According to Murray, Kudla was on his was to Los Angeles by car when he found out he would play the former World No. 1. “It’s not like he’s hanging around here, so obviously, a great effort for him to come back and play,” he said.

Murray’s victory over Kudla improved his win-loss record to 9-8 going into Thursday’s tussle with Ruud. He said in his on-court interview: “I think first and foremost it’s great to be on the court healthy and competing week after week for the first time since 2017. It’s been a long time. I’m starting to feel better with each match. The ranking is not the No. 1 priority, but I’ve had some tough draws in the last few months.

“Obviously, if your ranking gets high enough you can start to get seeded in event and you avoid that. I want to try and win to push my ranking up to give myself a better chance of having a deep run in some of the major tournaments again.”

Once upon a time, there was Serena and Puma

As 23-time major singles champion Serena Williams turned 40 on Sunday, last week in the lead up to her birthday, there were many stories written about the future Hall of Famer. For many years, Williams has been synominous with iconic American apparel brand Nike. However, before there was Serena and Nike, there was Serena and Puma. At 16, Williams took a chance on Puma. Aaron Dodson wrote the little-known story of Serena Williams’ first endorsement deal for The Undefeated. It’s a tremendous read and worth a few minutes of your time.

Passing shots

Chicago Fall Tennis Classic top seed Elina Svitolina won her sixth straight match in the Second City on Wednesday. The World No. 6 from Ukraine beat No. 82 Amanda Anisimova of the United States, 6-4, 6-3, to advance to the third round against No. 98 Elena-Gabriela Ruse of Romania. Last month, Svitolina strung together five straight wins to capture the Chicago Women’s Open, a WTA 250 event.

• San Diego Open top seed Andrey Rublev, fresh off his outstanding performance for Team Europe in last weekend’s Laver Cup competition, put on a masterclass against American wild card Brandon Nakashima during his 6-2, 6-1 second-round victory Wednesday evening. The World No. 5 from Russia hit five aces, won 78 percent (21 of 27) of his first-serve points and won 78 percent (14 of 18) of his second return points. He outscored the 83rd-ranked Nakashima 60-39 during the 63-minute victory to advance to Friday’s quarterfinal round.

• The International Tennis Hall of Fame in Newport, Rhode Island announced this week that US Open women’s champion Emma Raducanu has donated her the outfit she wore in winning the US Open title to the ITHF collection.

By the numbers

Sebastian Korda of the United States is one of four players who have qualified for the Intesa Sanpaolo Next Gen ATP Finals in Milan, Italy, which will take place November 9-13. Korda is currently ranked fourth with 1,145 points.

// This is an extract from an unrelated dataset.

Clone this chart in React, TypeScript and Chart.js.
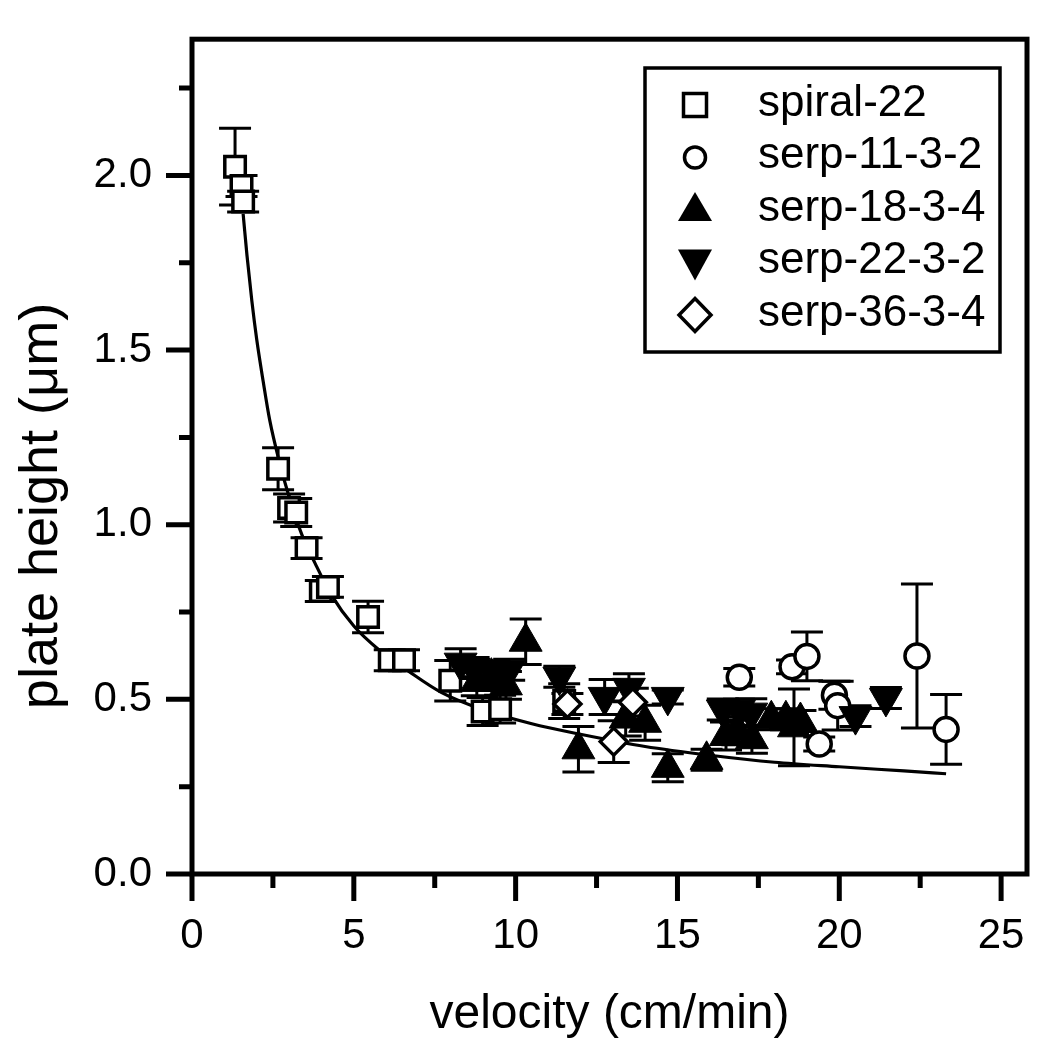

The others who have already qualified are: No. 1-ranked Felix Auger-Aliassime of Canada, 2,320 points; 2. Jannik Sinner of Italy, 2,255 points; and 3. Carlos Alcaraz of Spain, 1,264 points.

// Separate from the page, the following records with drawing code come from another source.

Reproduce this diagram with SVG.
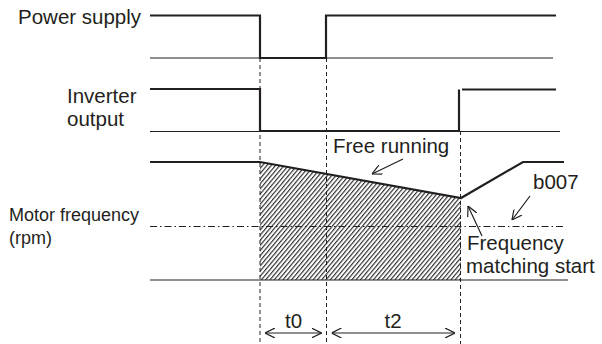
<svg xmlns="http://www.w3.org/2000/svg" width="602" height="344" viewBox="0 0 602 344">
<style>
text{font-family:"Liberation Sans",Arial,sans-serif;fill:#231f20}
.lbl{font-size:20.5px}
.sm{font-size:18px}
.sig{fill:none;stroke:#231f20;stroke-width:2.2}
.base{fill:none;stroke:#231f20;stroke-width:1.2}
.dash{fill:none;stroke:#231f20;stroke-width:1;stroke-dasharray:4 3}
.dd{fill:none;stroke:#231f20;stroke-width:1;stroke-dasharray:7 3 1.5 3}
.ar{fill:none;stroke:#231f20;stroke-width:1.2}
</style>
<defs>
<pattern id="hatch" patternUnits="userSpaceOnUse" width="3.3" height="10" patternTransform="rotate(40)">
<line x1="0.6" y1="0" x2="0.6" y2="10" stroke="#231f20" stroke-width="1.1"/>
</pattern>
<marker id="ah" viewBox="0 0 10 10" refX="10" refY="5" markerWidth="10" markerHeight="10" markerUnits="userSpaceOnUse" orient="auto-start-reverse">
<path d="M0,0 L10,5 L0,10" fill="none" stroke="#231f20" stroke-width="1.2"/>
</marker>
</defs>
<rect width="602" height="344" fill="#fff"/>
<g id="power-supply">
<text class="lbl" x="18" y="24">Power supply</text>
<line class="base" x1="150" y1="58" x2="553" y2="58"/>
<polyline class="sig" points="150,15.5 260,15.5 260,58 326,58 326,15.5 556,15.5"/>
</g>
<g id="inverter-output">
<text class="lbl" x="67" y="103">Inverter</text>
<text class="lbl" x="67" y="126">output</text>
<line class="base" x1="150" y1="131.5" x2="560" y2="131.5"/>
<polyline class="sig" points="150,89 260,89 260,131 459,131 459,89.5"/>
<line class="sig" x1="462" y1="89.5" x2="556" y2="89.5"/>
</g>
<g id="motor-frequency">
<text class="sm" x="9" y="221">Motor frequency</text>
<text class="sm" x="9" y="244">(rpm)</text>
<polygon points="260,162 461,198 461,280 260,280" fill="url(#hatch)"/>
<line class="dd" x1="150" y1="226.5" x2="564" y2="226.5"/>
<line class="base" x1="150" y1="280" x2="568" y2="280"/>
<polyline class="sig" points="150,162 260,162 461,198 523,162 564,162"/>
</g>
<g id="connectors">
<line class="dash" x1="260" y1="58" x2="260" y2="344"/>
<line class="dash" x1="326.5" y1="58" x2="326.5" y2="344"/>
<line class="dash" x1="460.5" y1="131" x2="460.5" y2="344"/>
<line class="ar" x1="403" y1="159" x2="372" y2="174" marker-end="url(#ah)"/>
<line class="ar" x1="530" y1="196" x2="512" y2="220" marker-end="url(#ah)"/>
<line class="ar" x1="482" y1="236" x2="468" y2="206" marker-end="url(#ah)"/>
<line class="ar" x1="265" y1="333" x2="321.5" y2="333" marker-start="url(#ah)" marker-end="url(#ah)"/>
<line class="ar" x1="331.5" y1="333" x2="455" y2="333" marker-start="url(#ah)" marker-end="url(#ah)"/>
</g>
<g id="labels">
<text class="lbl" x="333" y="153">Free running</text>
<text class="lbl" x="533" y="189">b007</text>
<text class="lbl" x="467" y="250">Frequency</text>
<text class="lbl" x="466" y="272.5">matching start</text>
<text class="lbl" x="293.5" y="327.5" text-anchor="middle">t0</text>
<text class="lbl" x="393" y="327.5" text-anchor="middle">t2</text>
</g>
</svg>
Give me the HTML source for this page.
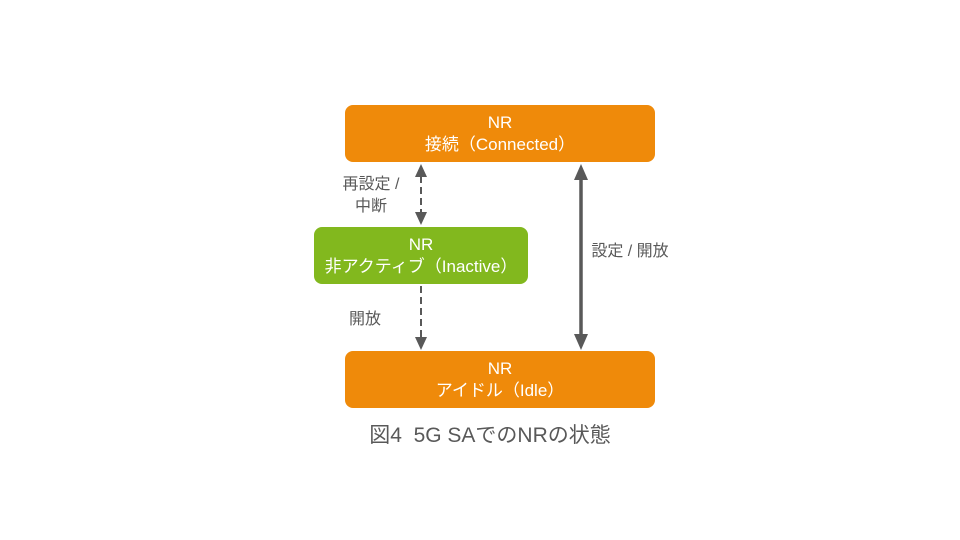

The rest of the Top 10 in the Race to Milan standings: 5. Jenson Brooksby, U.S., 877 points; 6. Lorenzo Musetti, Italy, 876; 7. Juan Cerundolo, Argentina, 658; 8. Brandon Nakashima, U.S., 641; 9. Holger Rune, Denmark, 600; 10. Hugo Gaston, France, 507.

“Quotable …”

“It’s probably one of the toughest 250s I’ve played in a a really long time. I’ve had quite a few of those ones, but it’s been a while since I’ve seen such a field.”

Grigor Dimitrov, currently ranked 29th, on its week’s field at the ATP 250 San Diego Open. Dimitrov rallied to beat Marton Fucsovics 6-3, 1-6, 7-5 to the second round against third seed Felix Auger-Aliassime.

“I’m just having fun. A year ago, I was ranked 220 in the world. Now, I’m 42 in the world. It’s been a big jump for me and [I am] just having fun.”

Sebastian Korda, 21, after defeating fellow American Tommy Paul, 6-3, 5-7, 6-1, on Tuesday to reach the second round of the San Diego Open. Next, he will play 23rd-ranked Lorenzo Sonego of Italy, who is seeded ninth.